= OBJECTIVE =
Write out the data below exactly as given, without any of its pictures.

-----

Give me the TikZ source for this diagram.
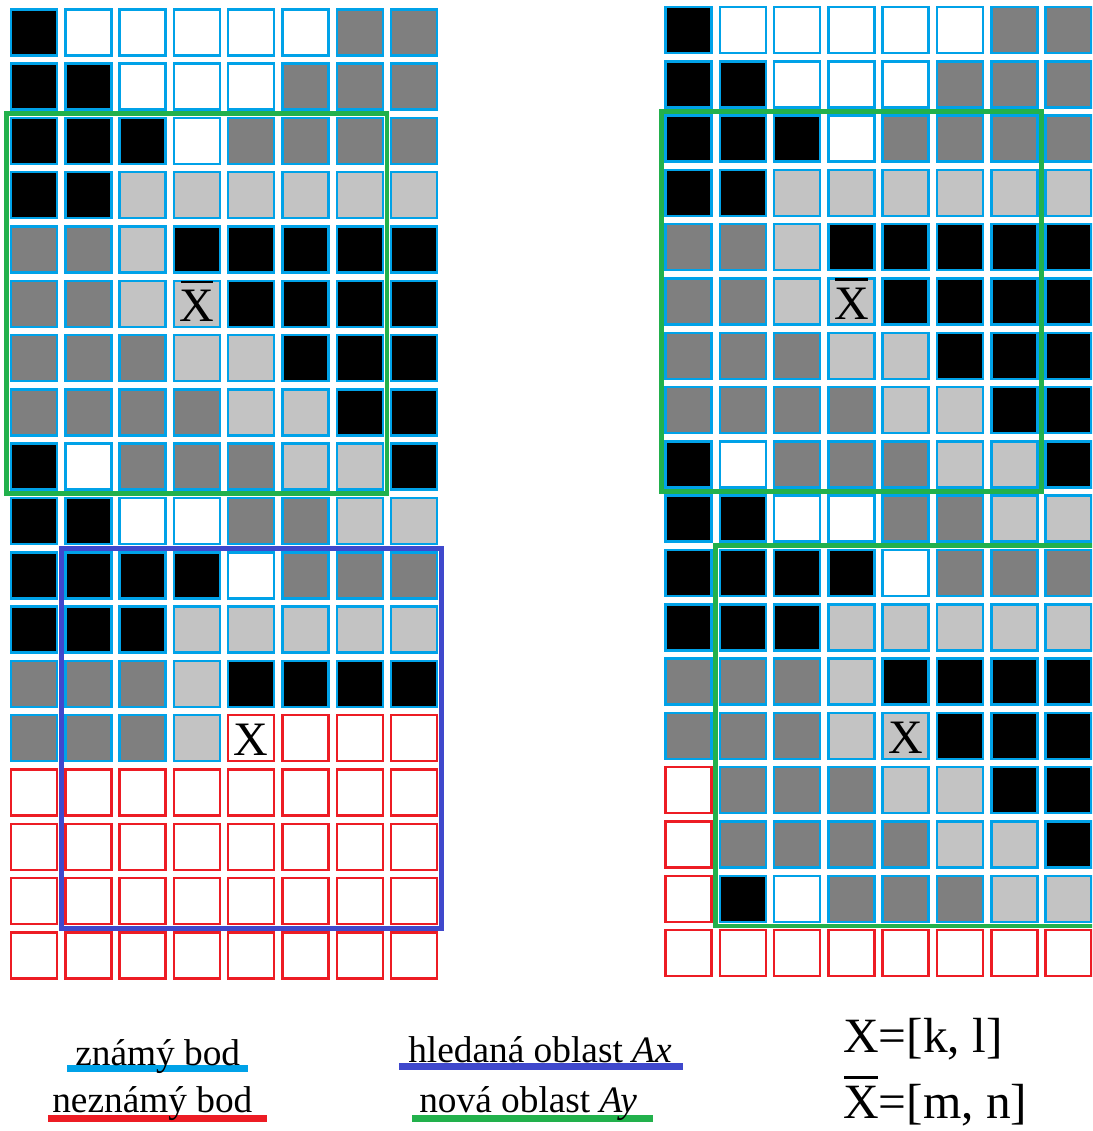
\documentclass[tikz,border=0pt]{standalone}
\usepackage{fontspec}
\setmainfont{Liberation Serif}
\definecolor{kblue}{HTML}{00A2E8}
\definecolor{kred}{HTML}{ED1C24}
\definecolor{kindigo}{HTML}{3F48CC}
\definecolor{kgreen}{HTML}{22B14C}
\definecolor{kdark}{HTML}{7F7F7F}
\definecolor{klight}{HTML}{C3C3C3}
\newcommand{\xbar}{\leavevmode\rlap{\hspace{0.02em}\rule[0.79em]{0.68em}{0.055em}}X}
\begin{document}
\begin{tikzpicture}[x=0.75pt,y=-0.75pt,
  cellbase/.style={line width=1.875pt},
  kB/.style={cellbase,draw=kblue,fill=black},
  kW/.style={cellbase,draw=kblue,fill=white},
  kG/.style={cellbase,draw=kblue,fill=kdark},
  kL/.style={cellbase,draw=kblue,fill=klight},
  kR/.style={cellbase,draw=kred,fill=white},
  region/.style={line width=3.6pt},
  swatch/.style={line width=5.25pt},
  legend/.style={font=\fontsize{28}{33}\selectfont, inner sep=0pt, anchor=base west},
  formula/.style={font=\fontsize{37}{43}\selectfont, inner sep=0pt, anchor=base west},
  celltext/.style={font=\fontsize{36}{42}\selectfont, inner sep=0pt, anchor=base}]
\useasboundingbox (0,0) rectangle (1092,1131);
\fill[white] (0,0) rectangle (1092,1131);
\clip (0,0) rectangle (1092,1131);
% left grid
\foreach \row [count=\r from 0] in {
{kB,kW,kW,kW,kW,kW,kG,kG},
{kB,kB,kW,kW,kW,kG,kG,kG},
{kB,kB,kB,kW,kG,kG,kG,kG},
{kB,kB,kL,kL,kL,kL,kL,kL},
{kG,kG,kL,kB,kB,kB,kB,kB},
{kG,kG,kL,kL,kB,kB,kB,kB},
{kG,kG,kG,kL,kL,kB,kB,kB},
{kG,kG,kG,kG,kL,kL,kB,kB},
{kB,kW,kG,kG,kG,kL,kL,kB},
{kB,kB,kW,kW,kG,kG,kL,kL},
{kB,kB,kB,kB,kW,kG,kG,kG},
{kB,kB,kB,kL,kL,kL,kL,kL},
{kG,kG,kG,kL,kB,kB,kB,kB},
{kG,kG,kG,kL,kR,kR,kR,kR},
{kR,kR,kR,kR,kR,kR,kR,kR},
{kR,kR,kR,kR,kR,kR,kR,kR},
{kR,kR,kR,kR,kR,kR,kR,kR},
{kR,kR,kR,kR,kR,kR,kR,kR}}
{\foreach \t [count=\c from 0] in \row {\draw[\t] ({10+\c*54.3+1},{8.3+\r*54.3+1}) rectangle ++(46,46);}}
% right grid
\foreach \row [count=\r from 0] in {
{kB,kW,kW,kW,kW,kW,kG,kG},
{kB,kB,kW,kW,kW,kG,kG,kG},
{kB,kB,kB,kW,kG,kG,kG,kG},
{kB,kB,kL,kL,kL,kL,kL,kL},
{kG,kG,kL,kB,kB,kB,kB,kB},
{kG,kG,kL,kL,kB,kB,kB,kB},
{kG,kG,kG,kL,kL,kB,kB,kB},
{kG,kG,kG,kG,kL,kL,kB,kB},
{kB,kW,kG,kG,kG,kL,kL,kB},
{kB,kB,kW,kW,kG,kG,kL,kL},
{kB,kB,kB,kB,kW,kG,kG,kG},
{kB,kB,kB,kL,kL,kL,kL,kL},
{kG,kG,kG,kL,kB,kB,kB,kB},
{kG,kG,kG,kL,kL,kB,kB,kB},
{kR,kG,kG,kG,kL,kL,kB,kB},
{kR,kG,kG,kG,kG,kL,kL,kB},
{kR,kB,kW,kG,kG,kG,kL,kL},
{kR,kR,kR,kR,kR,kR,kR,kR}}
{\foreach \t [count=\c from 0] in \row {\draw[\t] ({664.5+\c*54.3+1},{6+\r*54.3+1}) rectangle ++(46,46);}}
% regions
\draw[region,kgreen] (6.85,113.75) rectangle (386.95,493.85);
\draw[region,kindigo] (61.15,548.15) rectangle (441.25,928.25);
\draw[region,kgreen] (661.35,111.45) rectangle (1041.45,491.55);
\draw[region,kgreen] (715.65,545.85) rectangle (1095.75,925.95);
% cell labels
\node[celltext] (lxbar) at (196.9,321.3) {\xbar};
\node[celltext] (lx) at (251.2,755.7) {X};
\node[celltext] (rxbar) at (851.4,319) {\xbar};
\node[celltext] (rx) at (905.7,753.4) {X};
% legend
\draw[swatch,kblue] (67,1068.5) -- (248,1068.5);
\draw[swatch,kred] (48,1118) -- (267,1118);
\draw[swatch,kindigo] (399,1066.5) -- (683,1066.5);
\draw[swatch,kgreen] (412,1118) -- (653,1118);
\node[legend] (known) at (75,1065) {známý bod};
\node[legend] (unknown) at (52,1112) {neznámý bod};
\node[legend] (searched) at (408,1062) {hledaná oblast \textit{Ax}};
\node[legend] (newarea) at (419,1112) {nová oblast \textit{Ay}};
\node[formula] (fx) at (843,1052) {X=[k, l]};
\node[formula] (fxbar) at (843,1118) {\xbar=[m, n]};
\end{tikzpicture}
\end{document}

-----

= EXERCISE RESPONSE =
Give me the TikZ source for this diagram.
\documentclass[tikz,border=0pt]{standalone}
\usepackage{fontspec}
\setmainfont{Liberation Serif}
\definecolor{kblue}{HTML}{00A2E8}
\definecolor{kred}{HTML}{ED1C24}
\definecolor{kindigo}{HTML}{3F48CC}
\definecolor{kgreen}{HTML}{22B14C}
\definecolor{kdark}{HTML}{7F7F7F}
\definecolor{klight}{HTML}{C3C3C3}
\newcommand{\xbar}{\leavevmode\rlap{\hspace{0.02em}\rule[0.79em]{0.68em}{0.055em}}X}
\begin{document}
\begin{tikzpicture}[x=0.75pt,y=-0.75pt,
  cellbase/.style={line width=1.875pt},
  kB/.style={cellbase,draw=kblue,fill=black},
  kW/.style={cellbase,draw=kblue,fill=white},
  kG/.style={cellbase,draw=kblue,fill=kdark},
  kL/.style={cellbase,draw=kblue,fill=klight},
  kR/.style={cellbase,draw=kred,fill=white},
  region/.style={line width=3.6pt},
  swatch/.style={line width=5.25pt},
  legend/.style={font=\fontsize{28}{33}\selectfont, inner sep=0pt, anchor=base west},
  formula/.style={font=\fontsize{37}{43}\selectfont, inner sep=0pt, anchor=base west},
  celltext/.style={font=\fontsize{36}{42}\selectfont, inner sep=0pt, anchor=base}]
\useasboundingbox (0,0) rectangle (1092,1131);
\fill[white] (0,0) rectangle (1092,1131);
\clip (0,0) rectangle (1092,1131);
% left grid
\foreach \row [count=\r from 0] in {
{kB,kW,kW,kW,kW,kW,kG,kG},
{kB,kB,kW,kW,kW,kG,kG,kG},
{kB,kB,kB,kW,kG,kG,kG,kG},
{kB,kB,kL,kL,kL,kL,kL,kL},
{kG,kG,kL,kB,kB,kB,kB,kB},
{kG,kG,kL,kL,kB,kB,kB,kB},
{kG,kG,kG,kL,kL,kB,kB,kB},
{kG,kG,kG,kG,kL,kL,kB,kB},
{kB,kW,kG,kG,kG,kL,kL,kB},
{kB,kB,kW,kW,kG,kG,kL,kL},
{kB,kB,kB,kB,kW,kG,kG,kG},
{kB,kB,kB,kL,kL,kL,kL,kL},
{kG,kG,kG,kL,kB,kB,kB,kB},
{kG,kG,kG,kL,kR,kR,kR,kR},
{kR,kR,kR,kR,kR,kR,kR,kR},
{kR,kR,kR,kR,kR,kR,kR,kR},
{kR,kR,kR,kR,kR,kR,kR,kR},
{kR,kR,kR,kR,kR,kR,kR,kR}}
{\foreach \t [count=\c from 0] in \row {\draw[\t] ({10+\c*54.3+1},{8.3+\r*54.3+1}) rectangle ++(46,46);}}
% right grid
\foreach \row [count=\r from 0] in {
{kB,kW,kW,kW,kW,kW,kG,kG},
{kB,kB,kW,kW,kW,kG,kG,kG},
{kB,kB,kB,kW,kG,kG,kG,kG},
{kB,kB,kL,kL,kL,kL,kL,kL},
{kG,kG,kL,kB,kB,kB,kB,kB},
{kG,kG,kL,kL,kB,kB,kB,kB},
{kG,kG,kG,kL,kL,kB,kB,kB},
{kG,kG,kG,kG,kL,kL,kB,kB},
{kB,kW,kG,kG,kG,kL,kL,kB},
{kB,kB,kW,kW,kG,kG,kL,kL},
{kB,kB,kB,kB,kW,kG,kG,kG},
{kB,kB,kB,kL,kL,kL,kL,kL},
{kG,kG,kG,kL,kB,kB,kB,kB},
{kG,kG,kG,kL,kL,kB,kB,kB},
{kR,kG,kG,kG,kL,kL,kB,kB},
{kR,kG,kG,kG,kG,kL,kL,kB},
{kR,kB,kW,kG,kG,kG,kL,kL},
{kR,kR,kR,kR,kR,kR,kR,kR}}
{\foreach \t [count=\c from 0] in \row {\draw[\t] ({664.5+\c*54.3+1},{6+\r*54.3+1}) rectangle ++(46,46);}}
% regions
\draw[region,kgreen] (6.85,113.75) rectangle (386.95,493.85);
\draw[region,kindigo] (61.15,548.15) rectangle (441.25,928.25);
\draw[region,kgreen] (661.35,111.45) rectangle (1041.45,491.55);
\draw[region,kgreen] (715.65,545.85) rectangle (1095.75,925.95);
% cell labels
\node[celltext] (lxbar) at (196.9,321.3) {\xbar};
\node[celltext] (lx) at (251.2,755.7) {X};
\node[celltext] (rxbar) at (851.4,319) {\xbar};
\node[celltext] (rx) at (905.7,753.4) {X};
% legend
\draw[swatch,kblue] (67,1068.5) -- (248,1068.5);
\draw[swatch,kred] (48,1118) -- (267,1118);
\draw[swatch,kindigo] (399,1066.5) -- (683,1066.5);
\draw[swatch,kgreen] (412,1118) -- (653,1118);
\node[legend] (known) at (75,1065) {známý bod};
\node[legend] (unknown) at (52,1112) {neznámý bod};
\node[legend] (searched) at (408,1062) {hledaná oblast \textit{Ax}};
\node[legend] (newarea) at (419,1112) {nová oblast \textit{Ay}};
\node[formula] (fx) at (843,1052) {X=[k, l]};
\node[formula] (fxbar) at (843,1118) {\xbar=[m, n]};
\end{tikzpicture}
\end{document}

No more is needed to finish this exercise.